▶ _The exercise_
Reproduce the listing word for word. Skip any image.

▶ _Information supplied_
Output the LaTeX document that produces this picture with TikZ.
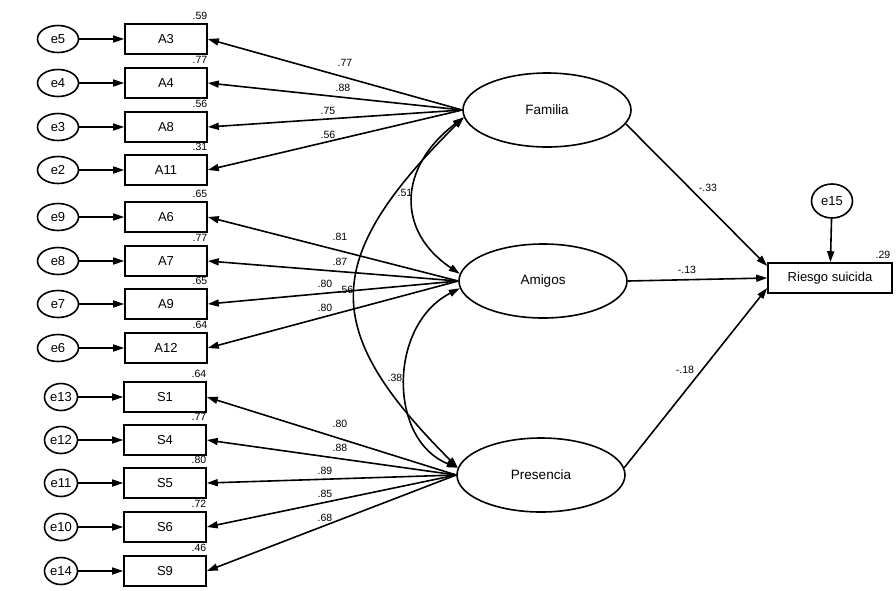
\documentclass[tikz,border=0pt]{standalone}
\usepackage{fontspec}
\setmainfont{Liberation Sans}
\usetikzlibrary{arrows.meta,shapes.geometric}
\begin{document}
\begin{tikzpicture}[x=1pt,y=-1pt,line width=1.6pt,
 tip/.style={-{Triangle[length=11pt,width=7pt]}},
 dtip/.style={{Triangle[length=11pt,width=7pt]}-{Triangle[length=11pt,width=7pt]}},
 obs/.style={draw,rectangle,minimum width=82pt,minimum height=30pt,inner sep=0pt,font=\fontsize{13}{15}\selectfont},
 err/.style={draw,ellipse,minimum width=41pt,minimum height=27pt,inner sep=0pt,font=\fontsize{13}{15}\selectfont},
 errs/.style={err,minimum width=33pt},
 lat/.style={draw,ellipse,minimum width=168pt,minimum height=74pt,inner sep=0pt,font=\fontsize{13.5}{15}\selectfont},
 lbl/.style={font=\fontsize{10.5}{12}\selectfont,inner sep=0pt},
 rsq/.style={lbl,anchor=east}]
\useasboundingbox (0,0) rectangle (896,590);
% latent factors
\node[lat] (fam) at (547,110) {Familia};
\node[lat] (ami) at (543,281) {Amigos};
\node[lat] (pre) at (541,475) {Presencia};
% outcome
\node[obs,minimum width=124pt] (ris) at (830,278) {Riesgo suicida};
\node[err,minimum height=34pt] (e15) at (832,201) {e15};
\node[rsq] (r29) at (891,255) {.29};
% observed items
\node[obs] (A3) at (166,39) {A3};
\node[obs] (A4) at (166,83) {A4};
\node[obs] (A8) at (166,127) {A8};
\node[obs] (A11) at (166,170) {A11};
\node[obs] (A6) at (166,217) {A6};
\node[obs] (A7) at (166,261) {A7};
\node[obs] (A9) at (166,304) {A9};
\node[obs] (A12) at (166,348) {A12};
\node[obs] (S1) at (165,397) {S1};
\node[obs] (S4) at (165,440) {S4};
\node[obs] (S5) at (165,483) {S5};
\node[obs] (S6) at (165,527) {S6};
\node[obs] (S9) at (165,571) {S9};
% errors
\node[err] (e5) at (58,39) {e5};
\node[err] (e4) at (58,83) {e4};
\node[err] (e3) at (58,127) {e3};
\node[err] (e2) at (58,170) {e2};
\node[err] (e9) at (58,217) {e9};
\node[err] (e8) at (58,261) {e8};
\node[err] (e7) at (58,304) {e7};
\node[err] (e6) at (58,348) {e6};
\node[errs] (e13) at (61,397) {e13};
\node[errs] (e12) at (61,440) {e12};
\node[errs] (e11) at (61,483) {e11};
\node[errs] (e10) at (61,527) {e10};
\node[errs] (e14) at (61,571) {e14};
% R squared
\node[rsq] (q1) at (208,16) {.59};
\node[rsq] (q2) at (208,60) {.77};
\node[rsq] (q3) at (208,104) {.56};
\node[rsq] (q4) at (208,147) {.31};
\node[rsq] (q5) at (208,194) {.65};
\node[rsq] (q6) at (208,238) {.77};
\node[rsq] (q7) at (208,281) {.65};
\node[rsq] (q8) at (208,325) {.64};
\node[rsq] (q9) at (207,374) {.64};
\node[rsq] (q10) at (207,417) {.77};
\node[rsq] (q11) at (207,460) {.80};
\node[rsq] (q12) at (207,504) {.72};
\node[rsq] (q13) at (207,548) {.46};
% error arrows
\foreach \e/\b in {e5/A3,e4/A4,e3/A8,e2/A11,e9/A6,e8/A7,e7/A9,e6/A12,e13/S1,e12/S4,e11/S5,e10/S6,e14/S9}
  \draw[tip] (\e) -- (\b);
\draw[tip] (e15) -- (ris);
% loadings
\foreach \b in {A3,A4,A8,A11} \draw[tip] (fam.west) -- (\b.east);
\foreach \b in {A6,A7,A9,A12} \draw[tip] (ami.west) -- (\b.east);
\foreach \b in {S1,S4,S5,S6,S9} \draw[tip] (pre.west) -- (\b.east);
% loading labels
\node[lbl] (l1) at (345,63) {.77};
\node[lbl] (l2) at (343,88) {.88};
\node[lbl] (l3) at (328,111) {.75};
\node[lbl] (l4) at (328,135) {.56};
\node[lbl] (l5) at (340,237) {.81};
\node[lbl] (l6) at (340,262) {.87};
\node[lbl] (l7) at (325,284) {.80};
\node[lbl] (l8) at (325,308) {.80};
\node[lbl] (l9) at (340,424) {.80};
\node[lbl] (l10) at (340,448) {.88};
\node[lbl] (l11) at (325,471) {.89};
\node[lbl] (l12) at (325,494) {.85};
\node[lbl] (l13) at (325,518) {.68};
% structural paths
\draw[tip] (fam.-10) -- ([yshift=12pt]ris.west);
\draw[tip] (ami.east) -- (ris.west);
\draw[tip] (pre.5) -- ([yshift=-10pt]ris.west);
\node[lbl] (p1) at (708,188) {-.33};
\node[lbl] (p2) at (687,270) {-.13};
\node[lbl] (p3) at (685,370) {-.18};
% correlations
\draw[dtip] (fam.185) .. controls (397,168) and (397,232) .. (ami.175);
\draw[dtip] (fam.185) .. controls (320,260) and (320,330) .. (pre.175);
\draw[dtip] (ami.185) .. controls (388,325) and (388,440) .. (pre.175);
\node[lbl] (c1) at (405,193) {.51};
\node[lbl] (c2) at (346,290) {.56};
\node[lbl] (c3) at (395,378) {.38};
\end{tikzpicture}
\end{document}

▶ _Worked answer_
Output the LaTeX document that produces this picture with TikZ.
\documentclass[tikz,border=0pt]{standalone}
\usepackage{fontspec}
\setmainfont{Liberation Sans}
\usetikzlibrary{arrows.meta,shapes.geometric}
\begin{document}
\begin{tikzpicture}[x=1pt,y=-1pt,line width=1.6pt,
 tip/.style={-{Triangle[length=11pt,width=7pt]}},
 dtip/.style={{Triangle[length=11pt,width=7pt]}-{Triangle[length=11pt,width=7pt]}},
 obs/.style={draw,rectangle,minimum width=82pt,minimum height=30pt,inner sep=0pt,font=\fontsize{13}{15}\selectfont},
 err/.style={draw,ellipse,minimum width=41pt,minimum height=27pt,inner sep=0pt,font=\fontsize{13}{15}\selectfont},
 errs/.style={err,minimum width=33pt},
 lat/.style={draw,ellipse,minimum width=168pt,minimum height=74pt,inner sep=0pt,font=\fontsize{13.5}{15}\selectfont},
 lbl/.style={font=\fontsize{10.5}{12}\selectfont,inner sep=0pt},
 rsq/.style={lbl,anchor=east}]
\useasboundingbox (0,0) rectangle (896,590);
% latent factors
\node[lat] (fam) at (547,110) {Familia};
\node[lat] (ami) at (543,281) {Amigos};
\node[lat] (pre) at (541,475) {Presencia};
% outcome
\node[obs,minimum width=124pt] (ris) at (830,278) {Riesgo suicida};
\node[err,minimum height=34pt] (e15) at (832,201) {e15};
\node[rsq] (r29) at (891,255) {.29};
% observed items
\node[obs] (A3) at (166,39) {A3};
\node[obs] (A4) at (166,83) {A4};
\node[obs] (A8) at (166,127) {A8};
\node[obs] (A11) at (166,170) {A11};
\node[obs] (A6) at (166,217) {A6};
\node[obs] (A7) at (166,261) {A7};
\node[obs] (A9) at (166,304) {A9};
\node[obs] (A12) at (166,348) {A12};
\node[obs] (S1) at (165,397) {S1};
\node[obs] (S4) at (165,440) {S4};
\node[obs] (S5) at (165,483) {S5};
\node[obs] (S6) at (165,527) {S6};
\node[obs] (S9) at (165,571) {S9};
% errors
\node[err] (e5) at (58,39) {e5};
\node[err] (e4) at (58,83) {e4};
\node[err] (e3) at (58,127) {e3};
\node[err] (e2) at (58,170) {e2};
\node[err] (e9) at (58,217) {e9};
\node[err] (e8) at (58,261) {e8};
\node[err] (e7) at (58,304) {e7};
\node[err] (e6) at (58,348) {e6};
\node[errs] (e13) at (61,397) {e13};
\node[errs] (e12) at (61,440) {e12};
\node[errs] (e11) at (61,483) {e11};
\node[errs] (e10) at (61,527) {e10};
\node[errs] (e14) at (61,571) {e14};
% R squared
\node[rsq] (q1) at (208,16) {.59};
\node[rsq] (q2) at (208,60) {.77};
\node[rsq] (q3) at (208,104) {.56};
\node[rsq] (q4) at (208,147) {.31};
\node[rsq] (q5) at (208,194) {.65};
\node[rsq] (q6) at (208,238) {.77};
\node[rsq] (q7) at (208,281) {.65};
\node[rsq] (q8) at (208,325) {.64};
\node[rsq] (q9) at (207,374) {.64};
\node[rsq] (q10) at (207,417) {.77};
\node[rsq] (q11) at (207,460) {.80};
\node[rsq] (q12) at (207,504) {.72};
\node[rsq] (q13) at (207,548) {.46};
% error arrows
\foreach \e/\b in {e5/A3,e4/A4,e3/A8,e2/A11,e9/A6,e8/A7,e7/A9,e6/A12,e13/S1,e12/S4,e11/S5,e10/S6,e14/S9}
  \draw[tip] (\e) -- (\b);
\draw[tip] (e15) -- (ris);
% loadings
\foreach \b in {A3,A4,A8,A11} \draw[tip] (fam.west) -- (\b.east);
\foreach \b in {A6,A7,A9,A12} \draw[tip] (ami.west) -- (\b.east);
\foreach \b in {S1,S4,S5,S6,S9} \draw[tip] (pre.west) -- (\b.east);
% loading labels
\node[lbl] (l1) at (345,63) {.77};
\node[lbl] (l2) at (343,88) {.88};
\node[lbl] (l3) at (328,111) {.75};
\node[lbl] (l4) at (328,135) {.56};
\node[lbl] (l5) at (340,237) {.81};
\node[lbl] (l6) at (340,262) {.87};
\node[lbl] (l7) at (325,284) {.80};
\node[lbl] (l8) at (325,308) {.80};
\node[lbl] (l9) at (340,424) {.80};
\node[lbl] (l10) at (340,448) {.88};
\node[lbl] (l11) at (325,471) {.89};
\node[lbl] (l12) at (325,494) {.85};
\node[lbl] (l13) at (325,518) {.68};
% structural paths
\draw[tip] (fam.-10) -- ([yshift=12pt]ris.west);
\draw[tip] (ami.east) -- (ris.west);
\draw[tip] (pre.5) -- ([yshift=-10pt]ris.west);
\node[lbl] (p1) at (708,188) {-.33};
\node[lbl] (p2) at (687,270) {-.13};
\node[lbl] (p3) at (685,370) {-.18};
% correlations
\draw[dtip] (fam.185) .. controls (397,168) and (397,232) .. (ami.175);
\draw[dtip] (fam.185) .. controls (320,260) and (320,330) .. (pre.175);
\draw[dtip] (ami.185) .. controls (388,325) and (388,440) .. (pre.175);
\node[lbl] (c1) at (405,193) {.51};
\node[lbl] (c2) at (346,290) {.56};
\node[lbl] (c3) at (395,378) {.38};
\end{tikzpicture}
\end{document}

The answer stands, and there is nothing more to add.